Results from preclinical in vivo vaccination studies showing that the PCI technology can significantly improve therapeutically relevant immune responses accepted for publication
Oslo, 3 December 2013 – PCI Biotech (PCIB) the Norwegian biopharmaceutical company, reported today that results from in vivo studies with PCI Biotech’s proprietary technology photochemical internalization (PCI) at University Hospital Zurich have been accepted for publication and is available online in Journal of Controlled Release, a high impact pharmaceutical scientific journal. The article has the title “Intradermal photosensitisation facilitates stimulation of MHC class-I restricted CD8 T-cell responses of co-administered antigen”.
In the study PCI Biotech’s proprietary photosensitiser has been mixed with a model vaccine antigen and the mixture has been injected into skin of mice, followed by illumination of the injection site. The researchers tested the ability of PCI to enhance the vaccine induced stimulation of so-called cytotoxic T-cells in the animals. Cytotoxic T-cells are immune cells that are considered
to be of primary importance for killing tumour cells after therapeutic cancer vaccination. The results of the study show that the use of the PCI technology substantially increased the amount of antigen-specific cytotoxic T-cells, an effect that could be very important for improving the efficacy of several different approaches under development for therapeutic cancer vaccination.
Per Walday, CEO of PCI Biotech said: “This is another well designed study that shows the potential of the PCI technology as a versatile adjuvant technology for improving the effect of vaccines. The type of immune response induced by the PCI treatment is considered key for successful therapeutic vaccination. Our aim is to establish collaboration agreements with leading companies in the innovative emerging field of therapeutic cancer vaccination.”

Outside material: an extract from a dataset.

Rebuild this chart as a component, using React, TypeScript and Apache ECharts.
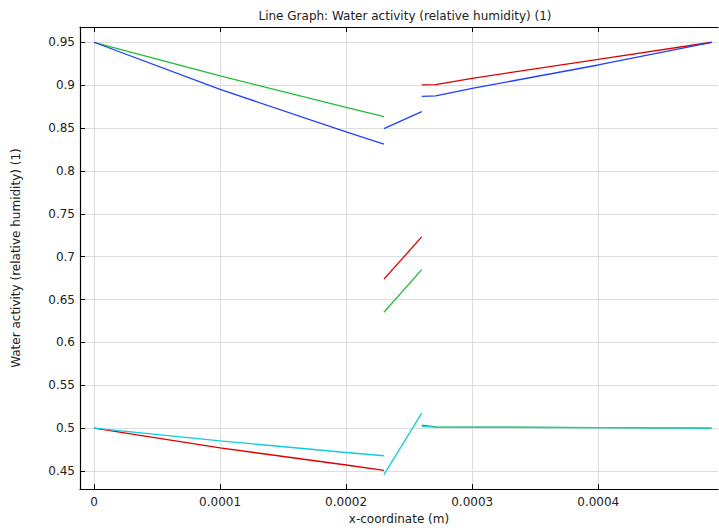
import React, { useEffect, useRef } from "react";
import * as echarts from "echarts";

const xTicks = [0, 0.0001, 0.0002, 0.0003, 0.0004];
const yTicks = [0.45, 0.5, 0.55, 0.6, 0.65, 0.7, 0.75, 0.8, 0.85, 0.9, 0.95];

const xLeft = [0, 0.0001, 0.0002, 0.00023];
const xMid = [0.00023, 0.00026];
const xRight = [0.00026, 0.000271, 0.0003, 0.0004, 0.00049];

const redLeft = [0.5, 0.477, 0.457, 0.4508];
const redMid = [0.6737, 0.723];
const redRight = [0.9003, 0.9006, 0.908, 0.93, 0.95];

const greenLeft = [0.95, 0.9107, 0.8742, 0.8634];
const greenMid = [0.6352, 0.6849];
const greenRight = [0.5035, 0.5015, 0.5012, 0.5006, 0.5];

const blueLeft = [0.95, 0.895, 0.8454, 0.8311];
const blueMid = [0.8492, 0.8692];
const blueRight = [0.887, 0.8875, 0.8962, 0.9235, 0.95];

const cyanLeft = [0.5, 0.4851, 0.4716, 0.4678];
const cyanMid = [0.4458, 0.5174];
const cyanRight = [0.502, 0.5012, 0.501, 0.5006, 0.5];

const colors = { red: "#dd0000", green: "#22bb33", blue: "#1f3fff", cyan: "#11ccdd" };

const segs: [string, number[], number[]][] = [
  ["red", xLeft, redLeft], ["red", xMid, redMid], ["red", xRight, redRight],
  ["green", xLeft, greenLeft], ["green", xMid, greenMid], ["green", xRight, greenRight],
  ["blue", xLeft, blueLeft], ["blue", xMid, blueMid], ["blue", xRight, blueRight],
  ["cyan", xLeft, cyanLeft], ["cyan", xMid, cyanMid], ["cyan", xRight, cyanRight],
];

const FONT = "DejaVu Sans";

export default function App() {
  const ref = useRef<HTMLDivElement>(null);
  useEffect(() => {
    const chart = echarts.init(ref.current!, null, { renderer: "svg" });
    const xMin = -0.0000111;
    const xMax = 0.000495;
    chart.setOption({
      animation: false,
      backgroundColor: "#ffffff",
      textStyle: { fontFamily: FONT },
      title: {
        text: "Line Graph: Water activity (relative humidity) (1)",
        left: 400,
        top: 5,
        textAlign: "center",
        textStyle: { fontFamily: FONT, fontSize: 12, fontWeight: "normal", color: "#222" },
      },
      grid: { left: 80, right: 1, top: 27, bottom: 36, containLabel: false },
      xAxis: [
        {
          type: "value",
          min: xMin,
          max: xMax,
          name: "x-coordinate (m)",
          nameLocation: "middle",
          nameGap: 20,
          nameTextStyle: { fontFamily: FONT, fontSize: 12, color: "#222" },
          axisLine: { show: true, onZero: false, lineStyle: { color: "#000", width: 1.2 } },
          axisTick: { show: true, inside: true, length: 5, customValues: xTicks, lineStyle: { color: "#000" } },
          axisLabel: {
            customValues: xTicks,
            margin: 7,
            fontFamily: FONT,
            fontSize: 12,
            color: "#222",
            formatter: (v: number) => String(Number(v.toPrecision(6))),
          },
          splitLine: { show: true, lineStyle: { color: "#dddddd", width: 1 } },
        },
        {
          type: "value",
          position: "top",
          min: xMin,
          max: xMax,
          axisLine: { show: true, onZero: false, lineStyle: { color: "#000", width: 1.2 } },
          axisTick: { show: true, inside: true, length: 5, customValues: xTicks, lineStyle: { color: "#000" } },
          axisLabel: { show: false },
          splitLine: { show: false },
        },
      ],
      yAxis: {
        type: "value",
        min: 0.4289,
        max: 0.9678,
        name: "Water activity (relative humidity) (1)",
        nameLocation: "middle",
        nameGap: 58,
        nameTextStyle: { fontFamily: FONT, fontSize: 12, color: "#222" },
        axisLine: { show: true, onZero: false, lineStyle: { color: "#000", width: 1.2 } },
        axisTick: { show: true, inside: true, length: 5, customValues: yTicks, lineStyle: { color: "#000" } },
        axisLabel: {
          customValues: yTicks,
          margin: 5,
          fontFamily: FONT,
          fontSize: 12,
          color: "#222",
          formatter: (v: number) => String(Number(v.toPrecision(6))),
        },
        splitLine: { show: true, lineStyle: { color: "#dddddd", width: 1 } },
      },
      series: segs.map(([c, xs, ys]) => ({
        type: "line",
        xAxisIndex: 0,
        data: xs.map((x, i) => [x, ys[i]]),
        showSymbol: false,
        symbol: "none",
        lineStyle: { color: (colors as any)[c], width: 1.3 },
        itemStyle: { color: (colors as any)[c] },
        silent: true,
      })),
    });
    return () => chart.dispose();
  }, []);
  return (
    <div
      ref={ref}
      style={{ position: "fixed", left: 0, top: 0, width: 719, height: 530 }}
    />
  );
}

About therapeutic cancer vaccination
The potential of therapeutic cancer vaccination – vaccines that treat cancer by inducing or strengthening an immune response – has long been recognised by the pharmaceutical industry. The past few years there has been a renewed focus on such vaccines, and the first vaccine was approved by FDA in 2010. Since then, pharmaceutical companies have announced a large number of development milestones for new therapeutic cancer vaccines, and the market for such vaccines is projected to grow to a value of approximately $8 billion by 2019 (GBI Research, March 2013). Thus, this is a very promising area; however there are still important unsolved issues and some companies have recently reported failed clinical studies. One important issue is that vaccination with protein or peptide antigens often fails to generate the strong cytotoxic responses that are needed for successful therapeutic vaccination. An important reason for this probably is insufficient access of such antigens to the correct machinery inside the antigen presenting cells. Antigens typically enter these cells through endocytosis and PCI may be utilised to deliver these antigens to the immunisation machinery that is responsible for the sought-after cytotoxic immune response; through so-called MHC class-I-restricted antigen presentation.